* _Written task_
Find every line in the records below that holds the word "chart", and copy it out.

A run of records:
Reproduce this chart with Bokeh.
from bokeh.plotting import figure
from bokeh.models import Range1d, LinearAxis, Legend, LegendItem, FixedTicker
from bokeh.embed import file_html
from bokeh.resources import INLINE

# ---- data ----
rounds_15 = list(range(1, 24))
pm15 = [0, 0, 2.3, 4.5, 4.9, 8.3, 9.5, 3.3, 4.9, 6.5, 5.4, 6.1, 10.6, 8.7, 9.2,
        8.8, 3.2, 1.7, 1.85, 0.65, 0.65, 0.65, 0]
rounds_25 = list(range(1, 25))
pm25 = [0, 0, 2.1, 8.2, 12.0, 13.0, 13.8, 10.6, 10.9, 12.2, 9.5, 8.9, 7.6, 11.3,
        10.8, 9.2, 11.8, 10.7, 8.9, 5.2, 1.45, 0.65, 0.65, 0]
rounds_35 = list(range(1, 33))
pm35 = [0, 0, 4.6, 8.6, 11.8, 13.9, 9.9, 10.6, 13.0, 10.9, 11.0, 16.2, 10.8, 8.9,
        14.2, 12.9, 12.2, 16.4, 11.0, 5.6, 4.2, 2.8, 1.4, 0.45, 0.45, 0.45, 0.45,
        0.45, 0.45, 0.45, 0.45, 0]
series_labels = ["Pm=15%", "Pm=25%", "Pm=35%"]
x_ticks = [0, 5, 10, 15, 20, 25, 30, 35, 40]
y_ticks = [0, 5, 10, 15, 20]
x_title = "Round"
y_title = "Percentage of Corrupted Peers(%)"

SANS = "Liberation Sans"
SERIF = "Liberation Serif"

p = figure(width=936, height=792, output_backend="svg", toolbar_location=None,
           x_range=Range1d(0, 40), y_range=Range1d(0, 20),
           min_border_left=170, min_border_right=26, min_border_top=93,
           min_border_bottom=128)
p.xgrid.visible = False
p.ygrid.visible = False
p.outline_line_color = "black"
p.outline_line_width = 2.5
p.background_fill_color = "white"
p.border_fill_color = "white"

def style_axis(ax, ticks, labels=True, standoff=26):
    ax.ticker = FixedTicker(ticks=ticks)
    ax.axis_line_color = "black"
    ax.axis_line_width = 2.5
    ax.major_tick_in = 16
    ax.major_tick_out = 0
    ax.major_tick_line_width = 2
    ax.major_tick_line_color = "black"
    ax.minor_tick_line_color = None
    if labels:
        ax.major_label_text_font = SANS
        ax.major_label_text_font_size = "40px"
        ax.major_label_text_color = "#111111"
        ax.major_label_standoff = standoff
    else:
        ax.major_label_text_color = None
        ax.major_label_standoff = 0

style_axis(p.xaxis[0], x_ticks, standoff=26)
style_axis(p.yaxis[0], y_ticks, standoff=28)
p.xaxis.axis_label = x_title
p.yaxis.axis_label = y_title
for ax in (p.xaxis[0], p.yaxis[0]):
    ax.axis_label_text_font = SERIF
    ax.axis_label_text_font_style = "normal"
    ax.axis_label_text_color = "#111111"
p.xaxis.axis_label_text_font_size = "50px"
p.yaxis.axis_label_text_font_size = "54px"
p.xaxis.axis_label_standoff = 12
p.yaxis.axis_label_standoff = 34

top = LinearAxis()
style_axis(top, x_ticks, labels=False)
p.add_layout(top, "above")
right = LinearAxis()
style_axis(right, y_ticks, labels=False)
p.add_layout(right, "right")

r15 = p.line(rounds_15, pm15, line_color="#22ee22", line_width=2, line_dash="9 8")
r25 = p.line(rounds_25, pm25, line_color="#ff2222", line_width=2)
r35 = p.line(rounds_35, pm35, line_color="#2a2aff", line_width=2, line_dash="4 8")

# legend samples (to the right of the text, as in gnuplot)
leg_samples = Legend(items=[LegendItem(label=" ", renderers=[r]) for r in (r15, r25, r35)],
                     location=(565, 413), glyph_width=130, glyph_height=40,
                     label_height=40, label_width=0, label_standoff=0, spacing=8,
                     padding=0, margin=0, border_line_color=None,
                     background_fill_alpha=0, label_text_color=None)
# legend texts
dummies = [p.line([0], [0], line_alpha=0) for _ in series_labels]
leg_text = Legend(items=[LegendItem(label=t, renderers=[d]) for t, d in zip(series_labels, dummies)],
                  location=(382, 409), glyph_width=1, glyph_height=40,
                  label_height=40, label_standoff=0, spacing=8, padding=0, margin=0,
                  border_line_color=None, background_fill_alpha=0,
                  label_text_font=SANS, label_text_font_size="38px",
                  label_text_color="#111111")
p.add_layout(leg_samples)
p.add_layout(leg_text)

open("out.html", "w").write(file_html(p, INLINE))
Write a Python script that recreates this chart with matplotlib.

* _Correct result_
Reproduce this chart with Bokeh.
Write a Python script that recreates this chart with matplotlib.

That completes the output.